Chronique

Sylvain Guérineau & Fred Marty

Parodies

Sylvain Guérineau (ts), Fred Marty (b).

Label / Distribution : Creative Sources

Construits autour de calembours musicaux qui restent une forme toujours brute de poésie et de créativité, Parodies ne fait pas qu’éveiller un mouvement de sourcil à la lecture de « Aie l’air d’Albert » ou « Âme à cordes ». Le duo aguerri qui réunit le contrebassiste Fred Marty et le multianchiste Sylvain Guérineau s’inscrit également dans une longue tradition des formations basse/anches qui nourrissent l’histoire du jazz le plus libre. Fortement inspiré par Ayler et Dolphy, compagnon de longue date du pianiste François Tusques, Guérineau se retrouve dans son jardin dans cet échange avec le rugueux contrebassiste. Dans « Aie l’air d’Albert » justement, son ténor gagne en vitesse dans un chemin jonché d’embûches proposé par Marty, au pizzicato toujours très puissant, et c’est un duel intense, où la concorde n’est jamais loin, que proposent ces improvisateurs.

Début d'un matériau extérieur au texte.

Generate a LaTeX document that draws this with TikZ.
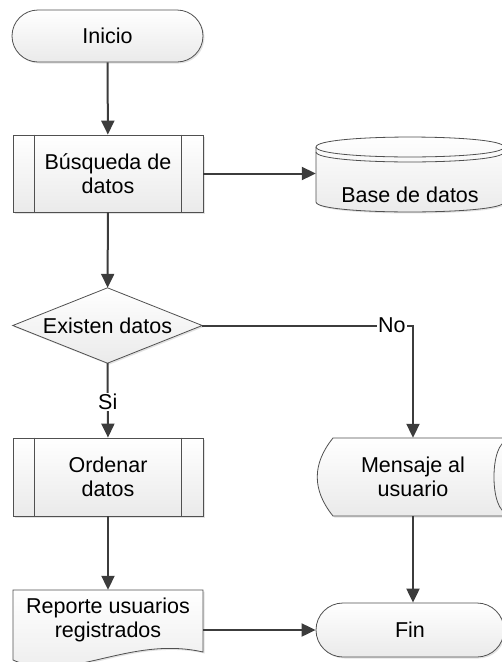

Auparavant, dans « Chaud Temps », Marty à l’archet avait proposé d’autres climats, plus mouvants, entre deux eaux : la réponse de Guérineau, plus caressante, cherchait un chemin différent mais tout aussi chaleureux, bien secondé par une contrebasse soudain plus boisée, offrant de la profondeur et un clair-obscur plein de douceur. C’est le but de ces Parodies proposées sur le label Creative Sources : sans rentrer directement dans les habits parfois élimés des figures suggérées, il s’agit de capter une forme de silhouette impalpable. Ces terrains de jeux, évoqués par un titre que l’on imagine évocateur pour les improvisateurs, servent ensuite de terrain à défricher, de boussole théorique. Ainsi, « Rollins Stone », morceau final et plus longue plage de l’album, est une pièce profonde et puissante où le ténor joue avec beaucoup de rondeur, explorant à la longue-vue les errances à l’archet de la contrebasse. Une très belle discussion entre amis.